Everything in the listing except the pictures should be written out exactly.

— start —

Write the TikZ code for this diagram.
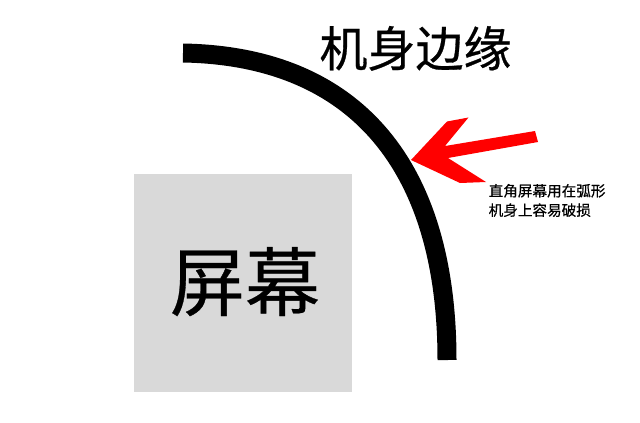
\documentclass[tikz,border=0pt]{standalone}
\usepackage{fontspec}
\newfontfamily\cjk[FakeBold=0.6]{Noto Sans CJK SC}
\newfontfamily\cjkbig[FakeBold=0.4]{Noto Sans CJK SC}
\definecolor{screengray}{RGB}{217,217,217}
\definecolor{arrowred}{RGB}{255,0,0}
\tikzset{
  screenbox/.style={fill=screengray, minimum width=218pt, minimum height=218pt, inner sep=0pt},
  bigtext/.style={font=\cjkbig\fontsize{75}{80}\selectfont, inner sep=0pt, anchor=base},
  titletext/.style={font=\cjk\fontsize{48}{52}\selectfont, inner sep=0pt, anchor=base},
  notetext/.style={font=\cjk\fontsize{14.6}{19}\selectfont, inner sep=0pt, anchor=base west},
  edgeline/.style={line width=19pt, line cap=butt}
}
\begin{document}
\begin{tikzpicture}[x=1pt,y=-1pt]
\useasboundingbox (0,0) rectangle (640,423);
\fill[white] (0,0) rectangle (640,423);
% screen
\node[screenbox] (scr) at (243,283) {};
\node[bigtext] (scrlabel) at (245,310) {屏幕};
% body edge arc
\coordinate (arcS) at (183,53);
\coordinate (arcE) at (447,360);
\draw[edgeline] (arcS) .. controls (355,56) and (447,165) .. (arcE);
% title
\node[titletext] (title) at (415.5,66.5) {机身边缘};
% red arrow
\fill[arrowred] (411,160) -- (447,121.5) -- (468.5,117.5) -- (445,146) -- (535,131) -- (538,142) -- (448,158) -- (486,182) -- (460,183) -- cycle;
% note
\node[notetext] (note1) at (488.5,196.3) {直角屏幕用在弧形};
\node[notetext] (note2) at (488.5,215.7) {机身上容易破损};
\end{tikzpicture}
\end{document}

— end —

> **Written response**:
Write the TikZ code for this diagram.
\documentclass[tikz,border=0pt]{standalone}
\usepackage{fontspec}
\newfontfamily\cjk[FakeBold=0.6]{Noto Sans CJK SC}
\newfontfamily\cjkbig[FakeBold=0.4]{Noto Sans CJK SC}
\definecolor{screengray}{RGB}{217,217,217}
\definecolor{arrowred}{RGB}{255,0,0}
\tikzset{
  screenbox/.style={fill=screengray, minimum width=218pt, minimum height=218pt, inner sep=0pt},
  bigtext/.style={font=\cjkbig\fontsize{75}{80}\selectfont, inner sep=0pt, anchor=base},
  titletext/.style={font=\cjk\fontsize{48}{52}\selectfont, inner sep=0pt, anchor=base},
  notetext/.style={font=\cjk\fontsize{14.6}{19}\selectfont, inner sep=0pt, anchor=base west},
  edgeline/.style={line width=19pt, line cap=butt}
}
\begin{document}
\begin{tikzpicture}[x=1pt,y=-1pt]
\useasboundingbox (0,0) rectangle (640,423);
\fill[white] (0,0) rectangle (640,423);
% screen
\node[screenbox] (scr) at (243,283) {};
\node[bigtext] (scrlabel) at (245,310) {屏幕};
% body edge arc
\coordinate (arcS) at (183,53);
\coordinate (arcE) at (447,360);
\draw[edgeline] (arcS) .. controls (355,56) and (447,165) .. (arcE);
% title
\node[titletext] (title) at (415.5,66.5) {机身边缘};
% red arrow
\fill[arrowred] (411,160) -- (447,121.5) -- (468.5,117.5) -- (445,146) -- (535,131) -- (538,142) -- (448,158) -- (486,182) -- (460,183) -- cycle;
% note
\node[notetext] (note1) at (488.5,196.3) {直角屏幕用在弧形};
\node[notetext] (note2) at (488.5,215.7) {机身上容易破损};
\end{tikzpicture}
\end{document}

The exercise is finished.